The U.S. officials explained Saturday how they first offered the location of the third, and then the fourth site, in order to give Pakistan another chance to prove it could be trusted to go after the militants.
In the tradition of "trust but verify," the Americans carefully monitored the area with satellite and unmanned drones, to see what would happen, after sharing the information a third and fourth time, the officials said.
In each case, they watched the militants depart within 24 hours, taking any weapons or bomb-making materials with them, just as militants had done the first two times. Only then did they watch the Pakistani military visit each site when the terror suspects and their wares were long gone, the officials said.
Pakistan's army on Friday disputed reports that its security forces had tipped off insurgents at bomb-making factories after getting intelligence about the sites from the United States. The army called the assertions of collusion with militants "totally false and malicious."
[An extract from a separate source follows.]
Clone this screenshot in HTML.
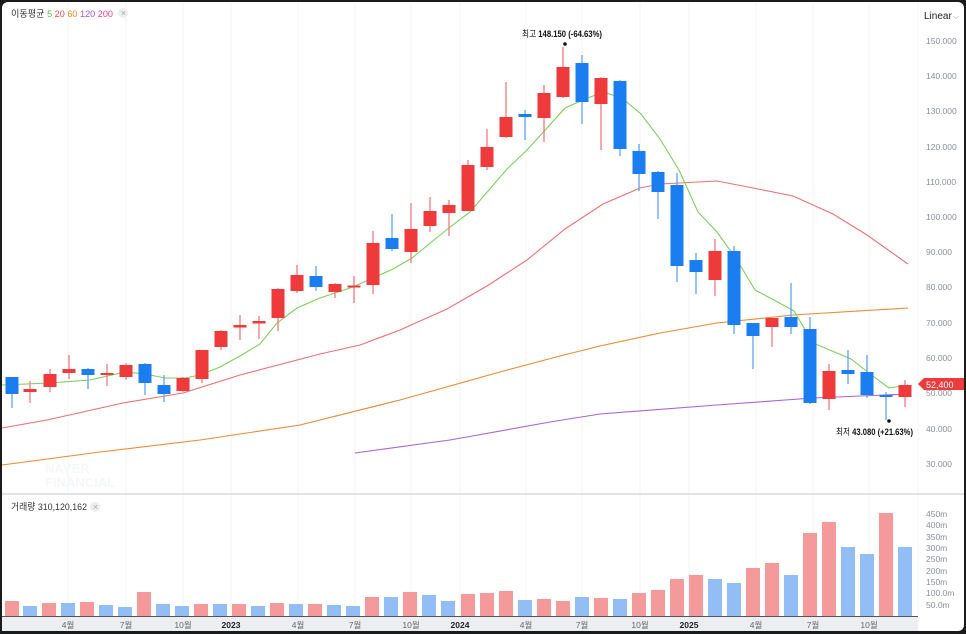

Army officials further claimed they had successfully raided two more sites, after finding nothing at the first two, but a Pakistani official reached Friday offered no details of what they found there. The official admitted that in each raid, however, the Pakistani security services notified the local elders who hold sway in the tribal regions.
Two U.S. officials said they were asking the Pakistanis to withhold such sensitive information from the elders, and even their lower ranks, to prove they could be trusted to keep a secret, and go after U.S. enemies. At least two of the sites were run by the Haqqani network, which is part of the Taliban, closely allied with al-Qaida, and blamed for some of the deadliest attacks against U.S. troops and civilians in neighboring Afghanistan.